Quarterback Quinten Dormady shows leadership, recovers from early mistake to propel Chippewas
Quinten Dormady dropped back, saw his receiver and fired a pass across the middle of the field. His pass, intended for junior receiver JaCorey Sullivan, was off target and intercepted by Ball State's Jacob White.
Dormady stood still for a moment. His head froze with disbelief.
Another road game, another turnover.
The narrative continued to bury him: A sixth-year quarterback struggling to find his footing away from Kelly/Shorts Stadium. His struggles on the road had dug his team a hole in the past, and it threatened to do so again.
Sophomore running back Kobe Lewis fumbled on each of the Chippewas' ensuing two possessions, and the offense found itself taking the field down 20-3 with 2:11 to go in the first half.

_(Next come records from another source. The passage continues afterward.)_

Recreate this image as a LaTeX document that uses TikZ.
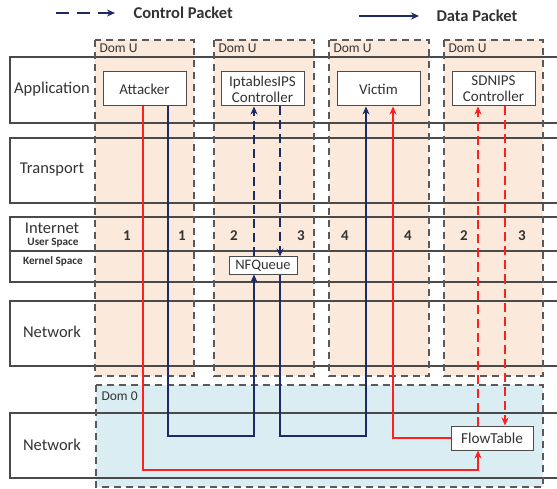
\documentclass[tikz,border=0pt]{standalone}
\usepackage{fontspec}
\setmainfont{Carlito}
\usetikzlibrary{arrows.meta}
\definecolor{domu}{HTML}{FBEADB}
\definecolor{domz}{HTML}{DAEDF2}
\definecolor{navy}{HTML}{1C2A66}
\definecolor{redl}{HTML}{FF1F1F}
\definecolor{bandc}{HTML}{4A4A4A}
\definecolor{txt}{HTML}{333333}
\tikzset{
  band/.style={draw=bandc, line width=1.1pt},
  dombox/.style={draw=black!65, line width=1.3pt, dash pattern=on 7pt off 5pt},
  appbox/.style={draw=black!70, fill=white, line width=1pt, minimum width=83pt, minimum height=34pt, align=center, font=\fontsize{15}{16}\selectfont, text=txt, inner sep=1pt},
  smallbox/.style={draw=black!70, fill=white, line width=1pt, align=center, font=\fontsize{14.5}{16}\selectfont, text=txt, inner sep=2pt},
  layer/.style={font=\fontsize{16.5}{18}\selectfont, text=txt},
  sublayer/.style={font=\bfseries\fontsize{11.2}{12}\selectfont, text=txt},
  domlabel/.style={font=\fontsize{13.5}{15}\selectfont, text=txt, anchor=west},
  num/.style={font=\bfseries\fontsize{15}{17}\selectfont, text=txt},
  tip/.style={-{Stealth[length=8pt,width=7pt]}},
  data/.style={tip, draw=navy, line width=1.6pt},
  datared/.style={tip, draw=redl, line width=1.6pt},
  ctrl/.style={tip, draw=navy, line width=1.6pt, dash pattern=on 9pt off 5pt},
  ctrlred/.style={tip, draw=redl, line width=1.6pt, dash pattern=on 9pt off 5pt},
}
\begin{document}
\begin{tikzpicture}[x=1pt, y=-1pt]
\useasboundingbox (0,0) rectangle (557,489);

% domain backgrounds
\fill[domu] (95,40) rectangle (194,376);
\fill[domu] (214,40) rectangle (314,376);
\fill[domu] (329,40) rectangle (429,376);
\fill[domu] (444,40) rectangle (543,376);
\fill[domz] (96,385) rectangle (543,487);

% protocol layers
\draw[band] (557,57) -- (10,57) -- (10,123) -- (557,123);
\draw[band] (557,138) -- (10,138) -- (10,203) -- (557,203);
\draw[band] (557,217) -- (10,217) -- (10,282) -- (557,282);
\draw[band] (10,251) -- (557,251);
\draw[band] (557,301) -- (10,301) -- (10,366) -- (557,366);
\draw[band] (557,413) -- (10,413) -- (10,478) -- (557,478);

% domain borders
\draw[dombox] (95,40) rectangle (194,376);
\draw[dombox] (214,40) rectangle (314,376);
\draw[dombox] (329,40) rectangle (429,376);
\draw[dombox] (444,40) rectangle (543,376);
\draw[dombox] (96,385) rectangle (543,487);

% domain labels
\node[domlabel] (du1) at (96,48) {Dom U};
\node[domlabel] (du2) at (215,48) {Dom U};
\node[domlabel] (du3) at (330,48) {Dom U};
\node[domlabel] (du4) at (445,48) {Dom U};
\node[domlabel] (dz) at (98,396) {Dom 0};

% layer labels
\node[layer] (lapp) at (52,89) {Application};
\node[layer] (ltr) at (52,170) {Transport};
\node[layer] (lint) at (52,228) {Internet};
\node[sublayer] (lus) at (53,243) {User Space};
\node[sublayer] (lks) at (53,261) {Kernel Space};
\node[layer] (lnet) at (52,332) {Network};
\node[layer] (lnet2) at (52,445) {Network};

% components
\node[appbox] (attacker) at (144.5,89) {Attacker};
\node[appbox] (ipsctl) at (262.5,89) {IptablesIPS\\Controller};
\node[appbox] (victim) at (378.5,89) {Victim};
\node[appbox] (sdnctl) at (493.5,89) {SDNIPS\\Controller};
\node[smallbox, minimum width=68pt, minimum height=17pt] (nfq) at (263,265.5) {NFQueue};
\node[smallbox, minimum width=82pt, minimum height=24pt, font=\fontsize{15.2}{17}\selectfont] (flow) at (492,438) {FlowTable};

% step numbers
\node[num] (n1) at (127,236) {1};
\node[num] (n2) at (182,236) {1};
\node[num] (n3) at (234,236) {2};
\node[num] (n4) at (301,236) {3};
\node[num] (n5) at (345,236) {4};
\node[num] (n6) at (408,236) {4};
\node[num] (n7) at (464,236) {2};
\node[num] (n8) at (522,236) {3};

% column and turn coordinates
\coordinate (xar) at (143,0);
\coordinate (xan) at (168,0);
\coordinate (xqi) at (254,0);
\coordinate (xqo) at (280,0);
\coordinate (xvn) at (366,0);
\coordinate (xvr) at (393,0);
\coordinate (xsu) at (478,0);
\coordinate (xsd) at (505,0);
\coordinate (yin) at (0,436);
\coordinate (ylow) at (0,470);

% packet paths
\draw[datared] (attacker.south -| xar) -- (xar |- ylow) -- (xsu |- ylow) -- (flow.south -| xsu);
\draw[data] (attacker.south -| xan) -- (xan |- yin) -- (xqi |- yin) -- (nfq.south -| xqi);
\draw[ctrl] (nfq.north -| xqi) -- (ipsctl.south -| xqi);
\draw[ctrl] (ipsctl.south -| xqo) -- (nfq.north -| xqo);
\draw[data] (nfq.south -| xqo) -- (xqo |- yin) -- (xvn |- yin) -- (victim.south -| xvn);
\draw[datared] (flow.west) -- (xvr |- flow.west) -- (victim.south -| xvr);
\draw[ctrlred] (flow.north -| xsu) -- (sdnctl.south -| xsu);
\draw[ctrlred] (sdnctl.south -| xsd) -- (flow.north -| xsd);

% legend
\coordinate (lg1a) at (56,13);
\coordinate (lg1b) at (115,13);
\coordinate (lg2a) at (359,16);
\coordinate (lg2b) at (419,16);
\draw[ctrl, dash pattern=on 13pt off 8pt] (lg1a) -- (lg1b);
\draw[data] (lg2a) -- (lg2b);
\node[anchor=west, font=\bfseries\fontsize{16.5}{18}\selectfont, text=txt] (lgc) at (130,13) {Control Packet};
\node[anchor=west, font=\bfseries\fontsize{16.5}{18}\selectfont, text=txt] (lgd) at (433,16) {Data Packet};
\end{tikzpicture}
\end{document}
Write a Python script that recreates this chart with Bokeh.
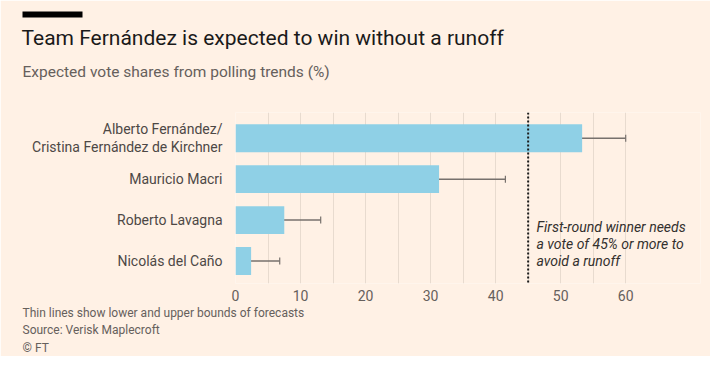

Although he looked down and out, Dormady did what he's done so many times throughout his career.
He got back up.
A 21-yard completion to redshirt freshman Tyrone Scott paired with a roughing the passer penalty moved the Chippewas across midfield, and a 27-yard toss to junior tight end Tony Poljan brought the team to the doorstep of the end zone.
Senior running back Jonathan Ward scored the first of his four touchdowns on the night, and Dormady hit Pimpleton to convert for two and make the score 20-11.
Ball State marched down the field in no time and scored to make it 27-11 heading into the locker room. It was still just a two-score game, but the Chippewas had never come from behind to win over the course of the season.
That all changed Saturday night.
Dormady played his best football of the season in the second half. He finished the night 27 of 38 through the air for 356 yards. He did not throw a touchdown, and his most important contribution didn't show up in the post-game box score.
The college football veteran led this team.
He started the third quarter by going 3 for 3 on the opening drive, which ended with Ward's 6-yard touchdown run.
Every time the Chippewas needed a conversion to keep them in the game, Dormady found a playmaker for the necessary conversion. Every time the Cardinals punched the ball into the end zone, Dormady led the offense to deliver the counter punch.
In a blow-for-blow battle within the Mid-American Conference West Division, Dormady was the quarterback Central Michigan needed him to be.
It all culminated in the final drive.
Dormady and the offense met with offensive coordinator Charlie Frye while Ball State was marching toward a field goal that would give them a six-point advantage. Together, they scripted the entire upcoming series and knew that with a defensive stop they would have the opportunity to win the game.
"You didn't see any panic," said first-year coach Jim McElwain. "Credit to them."
Dormady was 4 for 6 on the final drive, making several key throws that put the offense in position to win the game. When his backup, senior Tommy Lazzaro, scored from 2 yards out to give the Chippewas the lead, Dormady threw his hands into the air.
"Big games are gonna come down to the last drive – who can come out and execute," Dormady said.
Junior linebacker Troy Brown intercepted a pass on fourth down, ending Ball State's final drive to secure the win.
Dormady was forced to kneel the ball three times due to Ball State's remaining time outs following the interception. However, the outcome was never in doubt.
Following the final kneel, Dormady turned and hugged Ward.
"There are ups and downs in the season," Dormady said following the game. "I've been through a lot myself, personally. To be here and get this win with this group of guys, I can't tell you what it means to me."
When Dormady came to Central Michigan, he planned on taking full advantage of his final season of college football. Through injuries, transfers, struggles on the road and a failed drug test from a fellow quarterback, the double graduate transfer has faced twists and turns on his journey.
With the win over Ball State, he's started to build his monument.
Dormady has at least two – maybe three – games to finish it.